# RECORDS PROVIDED
....................

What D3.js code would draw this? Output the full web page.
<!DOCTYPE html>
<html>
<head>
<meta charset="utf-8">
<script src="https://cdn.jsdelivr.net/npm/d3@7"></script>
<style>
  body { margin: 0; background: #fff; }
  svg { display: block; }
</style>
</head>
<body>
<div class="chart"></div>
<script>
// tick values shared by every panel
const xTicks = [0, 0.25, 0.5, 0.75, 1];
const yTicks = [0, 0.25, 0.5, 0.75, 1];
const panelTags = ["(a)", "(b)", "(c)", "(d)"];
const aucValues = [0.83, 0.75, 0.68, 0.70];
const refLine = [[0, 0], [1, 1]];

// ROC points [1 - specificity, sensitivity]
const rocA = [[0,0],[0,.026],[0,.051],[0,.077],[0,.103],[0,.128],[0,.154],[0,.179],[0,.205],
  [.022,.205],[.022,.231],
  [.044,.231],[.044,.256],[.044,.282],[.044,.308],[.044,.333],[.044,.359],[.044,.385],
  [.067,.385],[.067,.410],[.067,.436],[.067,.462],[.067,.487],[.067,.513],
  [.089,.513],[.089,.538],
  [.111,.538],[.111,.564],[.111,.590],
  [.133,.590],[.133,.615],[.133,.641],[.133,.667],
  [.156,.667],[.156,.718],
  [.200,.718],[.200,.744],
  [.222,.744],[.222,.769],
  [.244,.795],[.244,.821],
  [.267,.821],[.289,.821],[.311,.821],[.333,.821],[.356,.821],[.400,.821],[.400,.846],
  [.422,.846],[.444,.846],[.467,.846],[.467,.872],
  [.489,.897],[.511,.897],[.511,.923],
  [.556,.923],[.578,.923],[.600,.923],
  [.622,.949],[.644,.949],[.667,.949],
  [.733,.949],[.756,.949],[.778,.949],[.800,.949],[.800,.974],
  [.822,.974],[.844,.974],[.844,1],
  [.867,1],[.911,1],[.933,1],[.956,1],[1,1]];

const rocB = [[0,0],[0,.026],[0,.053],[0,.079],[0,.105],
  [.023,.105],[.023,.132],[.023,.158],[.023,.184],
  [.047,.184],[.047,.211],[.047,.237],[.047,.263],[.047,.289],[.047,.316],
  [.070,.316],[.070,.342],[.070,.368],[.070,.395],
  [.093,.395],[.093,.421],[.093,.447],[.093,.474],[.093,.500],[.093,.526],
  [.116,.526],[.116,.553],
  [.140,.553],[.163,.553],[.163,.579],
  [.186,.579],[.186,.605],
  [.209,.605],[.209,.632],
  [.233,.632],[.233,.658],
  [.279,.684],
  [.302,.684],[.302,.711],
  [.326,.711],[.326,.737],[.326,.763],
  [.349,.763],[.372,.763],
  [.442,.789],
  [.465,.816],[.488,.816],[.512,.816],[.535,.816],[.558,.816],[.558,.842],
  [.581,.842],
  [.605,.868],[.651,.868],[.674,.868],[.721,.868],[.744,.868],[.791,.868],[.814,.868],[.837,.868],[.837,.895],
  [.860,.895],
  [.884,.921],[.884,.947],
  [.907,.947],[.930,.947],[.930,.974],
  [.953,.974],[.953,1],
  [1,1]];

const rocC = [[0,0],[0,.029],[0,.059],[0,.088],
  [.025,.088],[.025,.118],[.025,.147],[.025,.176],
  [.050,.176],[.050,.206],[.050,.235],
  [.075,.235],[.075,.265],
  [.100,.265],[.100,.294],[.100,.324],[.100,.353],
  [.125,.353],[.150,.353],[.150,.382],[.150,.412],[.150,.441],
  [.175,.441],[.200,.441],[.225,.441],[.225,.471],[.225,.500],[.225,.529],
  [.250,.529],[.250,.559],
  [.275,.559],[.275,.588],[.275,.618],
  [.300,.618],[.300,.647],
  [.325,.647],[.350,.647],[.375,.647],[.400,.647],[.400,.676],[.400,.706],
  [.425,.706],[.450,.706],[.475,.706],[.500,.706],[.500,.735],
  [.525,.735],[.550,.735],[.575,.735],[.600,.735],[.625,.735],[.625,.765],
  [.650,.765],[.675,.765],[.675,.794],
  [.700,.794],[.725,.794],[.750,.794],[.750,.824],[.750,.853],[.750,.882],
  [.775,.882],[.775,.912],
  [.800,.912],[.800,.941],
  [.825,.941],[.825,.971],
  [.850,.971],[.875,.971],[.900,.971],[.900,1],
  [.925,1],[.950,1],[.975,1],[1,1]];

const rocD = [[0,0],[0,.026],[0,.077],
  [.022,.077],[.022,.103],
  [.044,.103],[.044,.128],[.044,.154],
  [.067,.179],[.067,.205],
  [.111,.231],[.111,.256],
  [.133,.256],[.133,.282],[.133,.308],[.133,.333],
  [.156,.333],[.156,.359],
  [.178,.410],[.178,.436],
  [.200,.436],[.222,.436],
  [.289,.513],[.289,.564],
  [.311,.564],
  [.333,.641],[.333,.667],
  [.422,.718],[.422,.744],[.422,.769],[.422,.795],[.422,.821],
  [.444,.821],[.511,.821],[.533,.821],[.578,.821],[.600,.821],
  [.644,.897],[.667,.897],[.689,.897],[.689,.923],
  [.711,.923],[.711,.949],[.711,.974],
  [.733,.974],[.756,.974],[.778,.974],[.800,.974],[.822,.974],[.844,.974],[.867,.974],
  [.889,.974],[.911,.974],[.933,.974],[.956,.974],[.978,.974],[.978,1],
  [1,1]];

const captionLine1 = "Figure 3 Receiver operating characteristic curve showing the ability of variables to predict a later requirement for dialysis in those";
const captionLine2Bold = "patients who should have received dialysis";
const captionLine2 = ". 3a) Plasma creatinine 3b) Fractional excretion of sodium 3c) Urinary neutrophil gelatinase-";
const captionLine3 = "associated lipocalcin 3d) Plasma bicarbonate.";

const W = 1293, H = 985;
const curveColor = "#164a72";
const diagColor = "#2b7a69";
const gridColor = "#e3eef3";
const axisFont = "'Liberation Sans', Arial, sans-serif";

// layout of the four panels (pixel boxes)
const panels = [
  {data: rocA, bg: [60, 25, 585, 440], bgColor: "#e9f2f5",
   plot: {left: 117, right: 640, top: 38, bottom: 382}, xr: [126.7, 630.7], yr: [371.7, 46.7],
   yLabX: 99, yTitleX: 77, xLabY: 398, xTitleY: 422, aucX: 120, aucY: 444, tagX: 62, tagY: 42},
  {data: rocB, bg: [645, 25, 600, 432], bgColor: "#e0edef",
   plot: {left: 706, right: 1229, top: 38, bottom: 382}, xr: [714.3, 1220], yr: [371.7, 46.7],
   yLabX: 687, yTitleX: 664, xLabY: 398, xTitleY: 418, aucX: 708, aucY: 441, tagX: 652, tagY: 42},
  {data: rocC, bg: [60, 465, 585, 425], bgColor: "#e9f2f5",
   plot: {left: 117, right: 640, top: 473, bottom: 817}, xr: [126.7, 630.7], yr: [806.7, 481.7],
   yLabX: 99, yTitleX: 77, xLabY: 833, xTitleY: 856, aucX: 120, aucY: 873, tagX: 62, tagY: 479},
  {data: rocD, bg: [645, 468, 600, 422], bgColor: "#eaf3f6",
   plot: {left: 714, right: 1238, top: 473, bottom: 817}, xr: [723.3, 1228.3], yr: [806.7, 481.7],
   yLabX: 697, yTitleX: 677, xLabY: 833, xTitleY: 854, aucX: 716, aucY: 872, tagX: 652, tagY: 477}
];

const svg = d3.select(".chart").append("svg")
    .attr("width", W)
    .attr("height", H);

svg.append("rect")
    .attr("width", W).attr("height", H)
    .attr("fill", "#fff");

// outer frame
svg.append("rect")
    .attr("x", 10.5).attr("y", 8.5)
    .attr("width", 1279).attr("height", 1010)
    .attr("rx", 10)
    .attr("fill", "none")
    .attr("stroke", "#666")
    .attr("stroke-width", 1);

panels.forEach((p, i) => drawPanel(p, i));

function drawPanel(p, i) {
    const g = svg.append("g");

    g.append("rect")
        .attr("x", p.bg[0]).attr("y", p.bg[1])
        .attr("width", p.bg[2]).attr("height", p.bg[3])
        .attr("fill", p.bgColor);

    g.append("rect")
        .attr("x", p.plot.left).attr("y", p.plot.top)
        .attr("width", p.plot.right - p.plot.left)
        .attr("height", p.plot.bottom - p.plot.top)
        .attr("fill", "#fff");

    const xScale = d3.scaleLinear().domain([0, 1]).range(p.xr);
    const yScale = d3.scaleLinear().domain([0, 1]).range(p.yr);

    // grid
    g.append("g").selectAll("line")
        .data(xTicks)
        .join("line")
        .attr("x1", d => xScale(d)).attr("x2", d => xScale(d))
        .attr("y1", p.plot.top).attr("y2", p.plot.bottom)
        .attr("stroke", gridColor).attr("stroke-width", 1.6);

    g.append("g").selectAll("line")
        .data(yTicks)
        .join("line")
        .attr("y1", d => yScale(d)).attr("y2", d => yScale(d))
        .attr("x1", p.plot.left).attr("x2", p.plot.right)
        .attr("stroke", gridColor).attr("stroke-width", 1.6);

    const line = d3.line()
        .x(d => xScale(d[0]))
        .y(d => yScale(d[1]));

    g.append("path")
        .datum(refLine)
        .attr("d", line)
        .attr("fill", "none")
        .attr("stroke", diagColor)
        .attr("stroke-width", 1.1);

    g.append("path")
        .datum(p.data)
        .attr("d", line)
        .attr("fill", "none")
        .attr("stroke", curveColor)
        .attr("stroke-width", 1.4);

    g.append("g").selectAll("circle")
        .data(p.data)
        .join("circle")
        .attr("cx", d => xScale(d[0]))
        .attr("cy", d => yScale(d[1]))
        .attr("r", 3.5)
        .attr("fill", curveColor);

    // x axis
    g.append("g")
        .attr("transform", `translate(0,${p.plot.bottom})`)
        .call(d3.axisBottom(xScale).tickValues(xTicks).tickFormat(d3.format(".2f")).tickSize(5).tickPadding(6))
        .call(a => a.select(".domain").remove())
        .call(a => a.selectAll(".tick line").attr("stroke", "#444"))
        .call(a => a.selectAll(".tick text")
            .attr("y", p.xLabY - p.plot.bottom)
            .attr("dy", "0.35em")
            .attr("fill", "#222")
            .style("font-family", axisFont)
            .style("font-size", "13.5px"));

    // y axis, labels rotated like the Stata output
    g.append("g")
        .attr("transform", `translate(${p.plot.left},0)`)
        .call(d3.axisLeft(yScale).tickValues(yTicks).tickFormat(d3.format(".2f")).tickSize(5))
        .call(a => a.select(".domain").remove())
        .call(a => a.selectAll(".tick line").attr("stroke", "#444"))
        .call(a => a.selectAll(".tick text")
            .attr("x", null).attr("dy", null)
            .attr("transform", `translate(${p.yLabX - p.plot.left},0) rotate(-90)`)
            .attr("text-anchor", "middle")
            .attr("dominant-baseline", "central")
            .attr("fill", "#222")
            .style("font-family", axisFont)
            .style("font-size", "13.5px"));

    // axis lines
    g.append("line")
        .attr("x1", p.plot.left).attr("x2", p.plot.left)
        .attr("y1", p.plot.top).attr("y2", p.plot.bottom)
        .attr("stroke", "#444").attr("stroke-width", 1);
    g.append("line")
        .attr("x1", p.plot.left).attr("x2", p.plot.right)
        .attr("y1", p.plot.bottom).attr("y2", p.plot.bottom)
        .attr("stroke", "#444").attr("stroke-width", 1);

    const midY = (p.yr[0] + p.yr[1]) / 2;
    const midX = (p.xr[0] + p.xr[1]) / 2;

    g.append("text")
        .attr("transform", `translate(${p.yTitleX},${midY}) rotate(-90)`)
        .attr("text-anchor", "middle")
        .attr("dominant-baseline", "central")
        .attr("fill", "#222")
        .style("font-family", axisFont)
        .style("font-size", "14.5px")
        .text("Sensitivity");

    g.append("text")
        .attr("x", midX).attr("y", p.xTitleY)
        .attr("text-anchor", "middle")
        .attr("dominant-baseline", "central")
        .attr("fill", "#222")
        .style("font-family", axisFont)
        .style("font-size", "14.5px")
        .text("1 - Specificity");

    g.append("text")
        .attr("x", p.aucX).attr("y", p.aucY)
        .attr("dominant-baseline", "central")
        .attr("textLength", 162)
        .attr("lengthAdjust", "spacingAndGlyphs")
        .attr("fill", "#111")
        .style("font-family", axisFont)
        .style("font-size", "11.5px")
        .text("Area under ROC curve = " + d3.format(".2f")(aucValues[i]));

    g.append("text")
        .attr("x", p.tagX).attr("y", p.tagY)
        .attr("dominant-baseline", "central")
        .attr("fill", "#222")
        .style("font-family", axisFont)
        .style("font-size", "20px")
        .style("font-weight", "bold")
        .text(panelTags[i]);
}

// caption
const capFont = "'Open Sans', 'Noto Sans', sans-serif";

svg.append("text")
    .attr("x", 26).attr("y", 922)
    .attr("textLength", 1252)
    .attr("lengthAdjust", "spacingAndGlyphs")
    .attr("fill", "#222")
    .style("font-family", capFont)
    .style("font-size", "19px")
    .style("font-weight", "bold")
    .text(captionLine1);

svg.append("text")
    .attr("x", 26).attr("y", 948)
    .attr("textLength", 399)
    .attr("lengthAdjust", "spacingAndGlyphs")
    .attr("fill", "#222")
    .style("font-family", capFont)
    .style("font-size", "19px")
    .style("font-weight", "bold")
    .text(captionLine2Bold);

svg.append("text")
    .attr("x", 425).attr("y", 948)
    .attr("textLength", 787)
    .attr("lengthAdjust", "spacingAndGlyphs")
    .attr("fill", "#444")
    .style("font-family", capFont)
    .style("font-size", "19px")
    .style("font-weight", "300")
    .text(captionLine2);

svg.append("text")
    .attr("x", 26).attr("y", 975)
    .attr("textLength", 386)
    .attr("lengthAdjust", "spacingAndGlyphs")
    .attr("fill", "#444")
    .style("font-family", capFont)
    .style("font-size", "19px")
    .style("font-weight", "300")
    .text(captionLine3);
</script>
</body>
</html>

....................

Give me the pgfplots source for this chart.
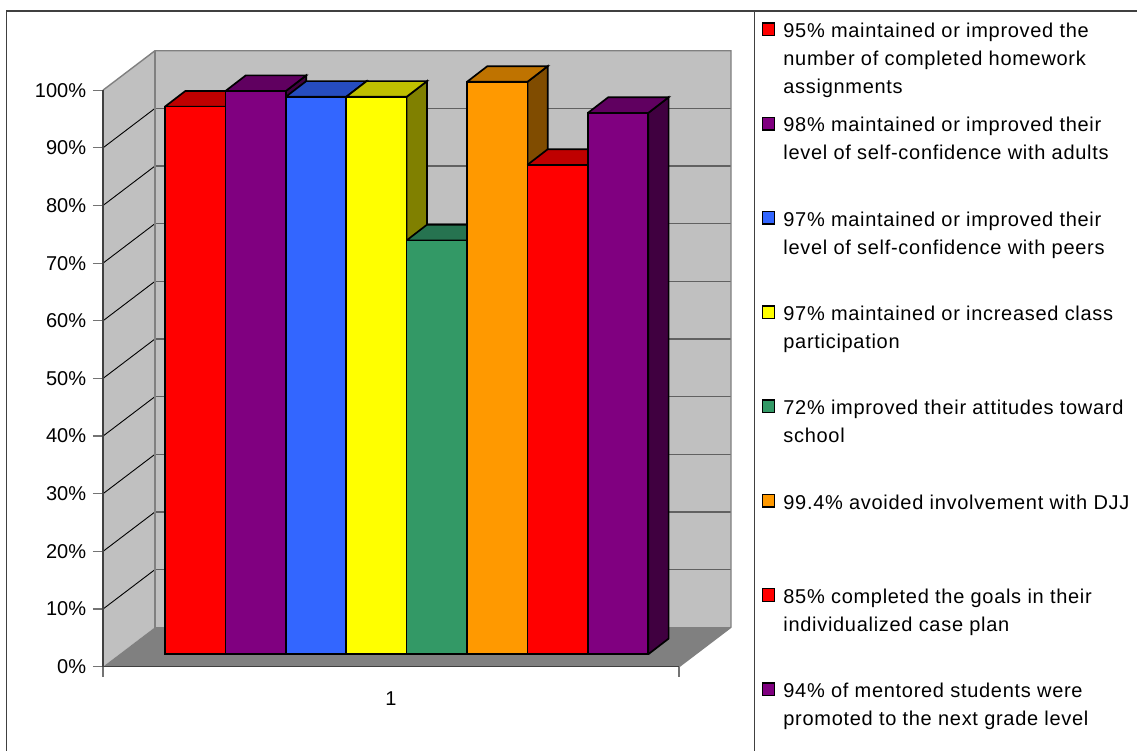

....................

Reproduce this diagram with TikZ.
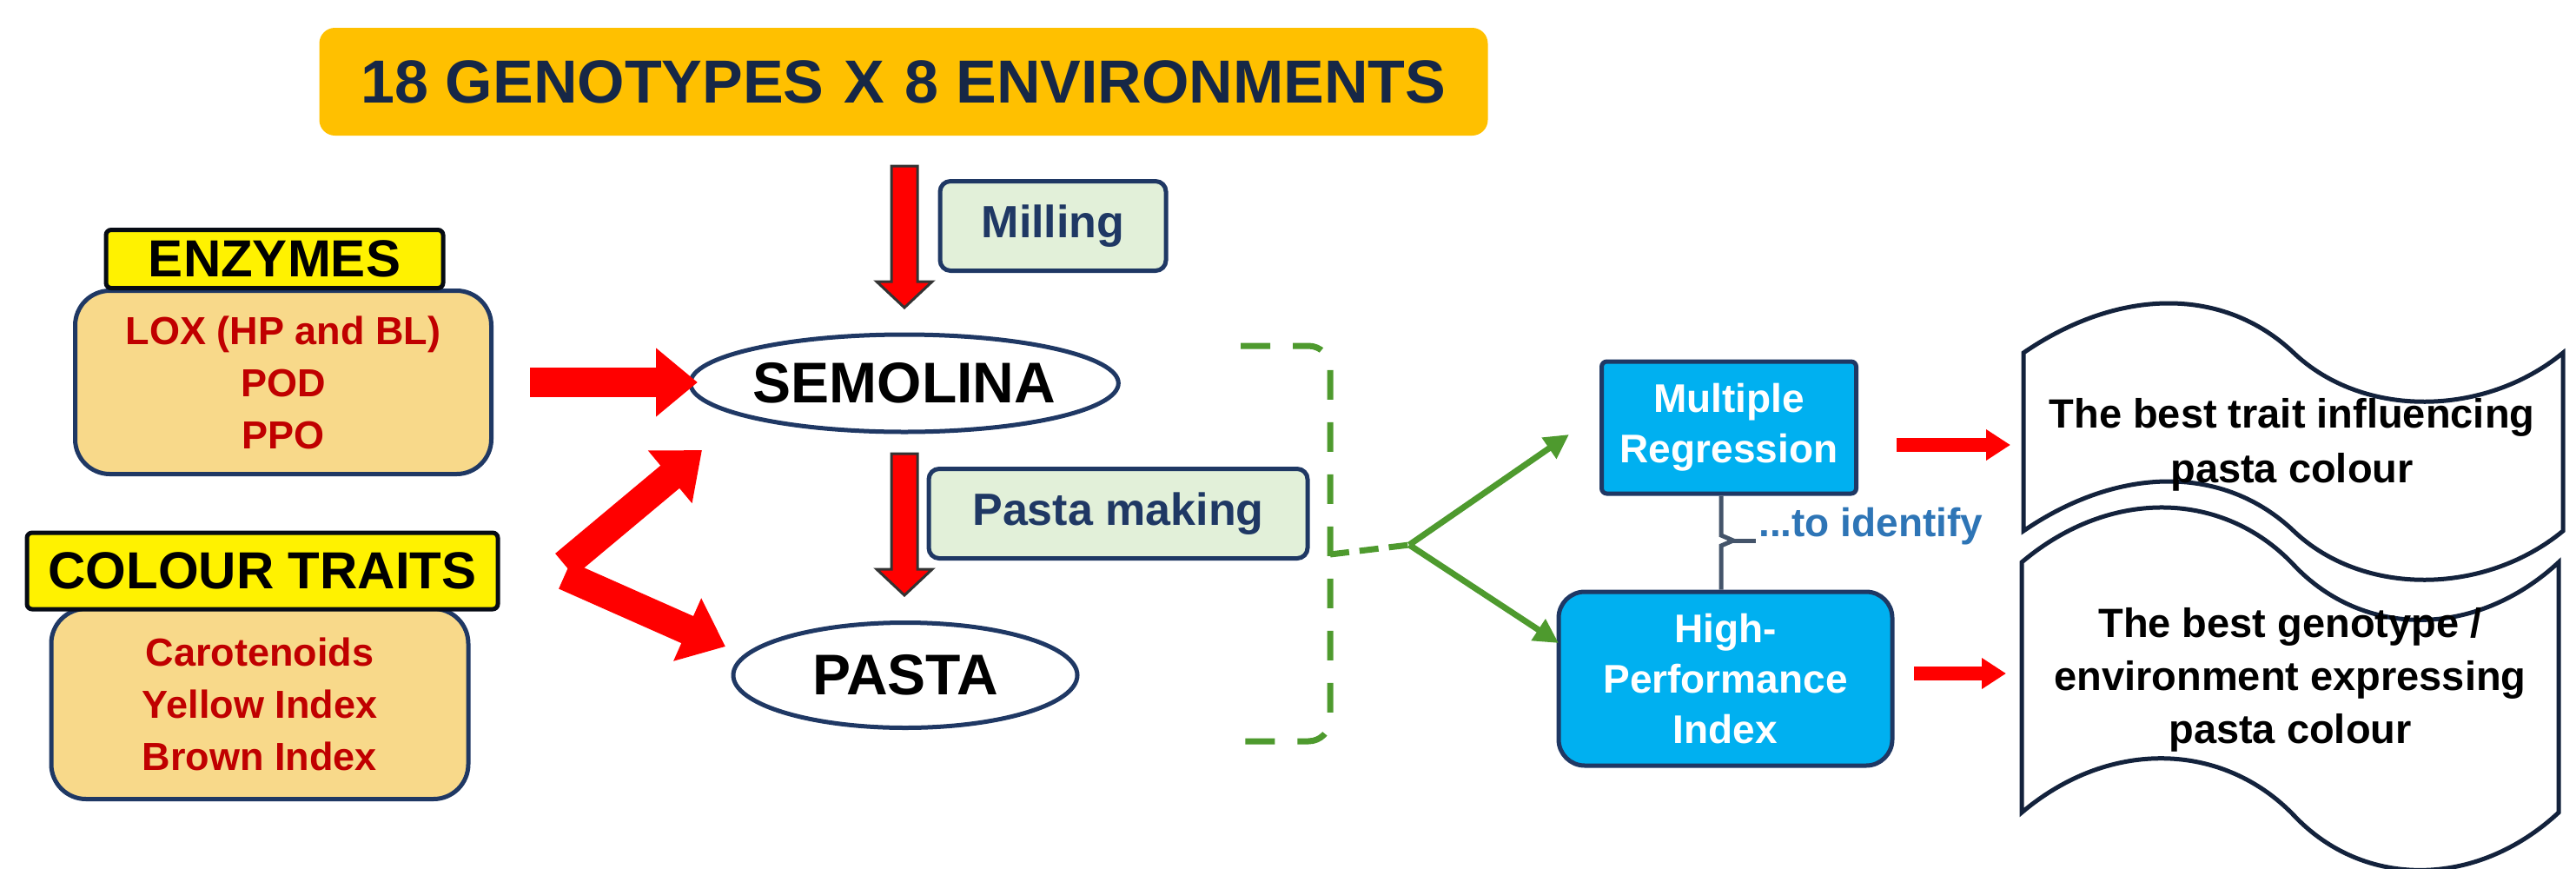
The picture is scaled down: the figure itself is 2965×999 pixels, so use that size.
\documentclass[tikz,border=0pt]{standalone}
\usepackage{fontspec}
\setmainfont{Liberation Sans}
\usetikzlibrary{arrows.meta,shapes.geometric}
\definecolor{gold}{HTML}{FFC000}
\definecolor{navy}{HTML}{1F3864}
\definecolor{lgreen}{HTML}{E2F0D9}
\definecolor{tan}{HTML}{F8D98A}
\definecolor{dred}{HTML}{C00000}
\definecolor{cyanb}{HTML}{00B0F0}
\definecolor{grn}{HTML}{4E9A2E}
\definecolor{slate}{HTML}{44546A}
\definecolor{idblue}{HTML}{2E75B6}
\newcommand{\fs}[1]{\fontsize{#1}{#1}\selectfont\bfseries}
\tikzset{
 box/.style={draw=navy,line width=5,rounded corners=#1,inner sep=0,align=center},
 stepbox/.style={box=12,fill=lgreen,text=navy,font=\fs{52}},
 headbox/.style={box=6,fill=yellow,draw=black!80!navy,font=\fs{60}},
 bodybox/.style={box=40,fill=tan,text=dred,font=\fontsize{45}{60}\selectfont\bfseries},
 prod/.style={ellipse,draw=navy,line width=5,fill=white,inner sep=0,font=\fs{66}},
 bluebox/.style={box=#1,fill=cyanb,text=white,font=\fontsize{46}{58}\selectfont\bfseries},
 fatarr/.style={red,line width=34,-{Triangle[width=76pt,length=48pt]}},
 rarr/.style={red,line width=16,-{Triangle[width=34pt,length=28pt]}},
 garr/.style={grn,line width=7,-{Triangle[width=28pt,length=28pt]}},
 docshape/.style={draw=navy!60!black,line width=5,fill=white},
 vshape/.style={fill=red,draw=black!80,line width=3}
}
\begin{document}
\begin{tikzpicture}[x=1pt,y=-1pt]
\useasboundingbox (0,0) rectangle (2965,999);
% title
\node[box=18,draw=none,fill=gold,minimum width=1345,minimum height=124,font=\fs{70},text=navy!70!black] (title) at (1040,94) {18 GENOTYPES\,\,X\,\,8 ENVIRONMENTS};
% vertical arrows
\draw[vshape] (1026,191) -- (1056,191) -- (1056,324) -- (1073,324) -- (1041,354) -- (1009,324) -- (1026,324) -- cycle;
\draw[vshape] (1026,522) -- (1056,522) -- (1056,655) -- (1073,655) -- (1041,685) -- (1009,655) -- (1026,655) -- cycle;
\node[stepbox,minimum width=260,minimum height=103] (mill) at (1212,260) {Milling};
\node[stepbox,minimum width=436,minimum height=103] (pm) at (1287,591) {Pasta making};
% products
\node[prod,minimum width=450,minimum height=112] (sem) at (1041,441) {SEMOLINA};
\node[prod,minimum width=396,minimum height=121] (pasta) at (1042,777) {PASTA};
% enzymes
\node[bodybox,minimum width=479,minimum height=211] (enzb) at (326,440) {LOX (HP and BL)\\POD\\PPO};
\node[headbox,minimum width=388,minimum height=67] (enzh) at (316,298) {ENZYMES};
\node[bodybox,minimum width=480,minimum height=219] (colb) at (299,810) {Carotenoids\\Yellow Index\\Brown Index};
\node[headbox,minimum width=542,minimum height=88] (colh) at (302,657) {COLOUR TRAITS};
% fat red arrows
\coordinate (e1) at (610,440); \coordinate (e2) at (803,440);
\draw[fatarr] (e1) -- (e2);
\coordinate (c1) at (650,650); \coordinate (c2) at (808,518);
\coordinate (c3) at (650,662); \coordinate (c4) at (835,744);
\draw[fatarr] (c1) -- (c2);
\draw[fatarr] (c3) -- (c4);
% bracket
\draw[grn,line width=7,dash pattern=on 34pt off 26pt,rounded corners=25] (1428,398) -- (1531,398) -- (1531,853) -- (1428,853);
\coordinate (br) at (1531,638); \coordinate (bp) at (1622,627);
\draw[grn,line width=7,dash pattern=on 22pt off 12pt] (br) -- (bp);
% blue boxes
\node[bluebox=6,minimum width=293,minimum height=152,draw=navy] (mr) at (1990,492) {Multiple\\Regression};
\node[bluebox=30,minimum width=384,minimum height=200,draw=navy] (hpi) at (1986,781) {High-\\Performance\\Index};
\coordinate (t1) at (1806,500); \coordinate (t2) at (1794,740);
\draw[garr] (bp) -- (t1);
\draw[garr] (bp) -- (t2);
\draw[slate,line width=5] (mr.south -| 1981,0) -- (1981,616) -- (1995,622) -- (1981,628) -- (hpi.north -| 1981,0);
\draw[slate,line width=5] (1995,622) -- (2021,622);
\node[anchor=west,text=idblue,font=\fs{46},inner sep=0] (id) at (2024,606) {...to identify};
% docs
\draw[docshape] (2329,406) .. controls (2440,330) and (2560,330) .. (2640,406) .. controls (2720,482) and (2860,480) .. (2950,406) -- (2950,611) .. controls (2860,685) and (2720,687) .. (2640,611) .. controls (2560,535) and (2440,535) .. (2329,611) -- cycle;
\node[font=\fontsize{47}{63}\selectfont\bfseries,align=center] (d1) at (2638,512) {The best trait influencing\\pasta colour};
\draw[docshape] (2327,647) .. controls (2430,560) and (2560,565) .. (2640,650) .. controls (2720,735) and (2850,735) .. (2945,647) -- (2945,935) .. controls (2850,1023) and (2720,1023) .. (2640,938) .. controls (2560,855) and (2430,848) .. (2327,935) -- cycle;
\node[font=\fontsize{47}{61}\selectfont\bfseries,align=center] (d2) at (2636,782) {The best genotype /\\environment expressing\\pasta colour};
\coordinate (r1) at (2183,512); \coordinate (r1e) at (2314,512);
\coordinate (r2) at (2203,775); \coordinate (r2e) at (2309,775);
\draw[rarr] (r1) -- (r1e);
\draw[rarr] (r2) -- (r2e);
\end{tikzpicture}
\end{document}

....................

# GIVEN INSTRUCTION
Everything from the line with "What D3.js code" through the line with "[.867,1],[.911,1],[.933,1],[.956,1],[1,1]];", both ends included, should be repeated exactly; nothing else should appear.

# WRITTEN ANSWER
What D3.js code would draw this? Output the full web page.
<!DOCTYPE html>
<html>
<head>
<meta charset="utf-8">
<script src="https://cdn.jsdelivr.net/npm/d3@7"></script>
<style>
  body { margin: 0; background: #fff; }
  svg { display: block; }
</style>
</head>
<body>
<div class="chart"></div>
<script>
// tick values shared by every panel
const xTicks = [0, 0.25, 0.5, 0.75, 1];
const yTicks = [0, 0.25, 0.5, 0.75, 1];
const panelTags = ["(a)", "(b)", "(c)", "(d)"];
const aucValues = [0.83, 0.75, 0.68, 0.70];
const refLine = [[0, 0], [1, 1]];

// ROC points [1 - specificity, sensitivity]
const rocA = [[0,0],[0,.026],[0,.051],[0,.077],[0,.103],[0,.128],[0,.154],[0,.179],[0,.205],
  [.022,.205],[.022,.231],
  [.044,.231],[.044,.256],[.044,.282],[.044,.308],[.044,.333],[.044,.359],[.044,.385],
  [.067,.385],[.067,.410],[.067,.436],[.067,.462],[.067,.487],[.067,.513],
  [.089,.513],[.089,.538],
  [.111,.538],[.111,.564],[.111,.590],
  [.133,.590],[.133,.615],[.133,.641],[.133,.667],
  [.156,.667],[.156,.718],
  [.200,.718],[.200,.744],
  [.222,.744],[.222,.769],
  [.244,.795],[.244,.821],
  [.267,.821],[.289,.821],[.311,.821],[.333,.821],[.356,.821],[.400,.821],[.400,.846],
  [.422,.846],[.444,.846],[.467,.846],[.467,.872],
  [.489,.897],[.511,.897],[.511,.923],
  [.556,.923],[.578,.923],[.600,.923],
  [.622,.949],[.644,.949],[.667,.949],
  [.733,.949],[.756,.949],[.778,.949],[.800,.949],[.800,.974],
  [.822,.974],[.844,.974],[.844,1],
  [.867,1],[.911,1],[.933,1],[.956,1],[1,1]];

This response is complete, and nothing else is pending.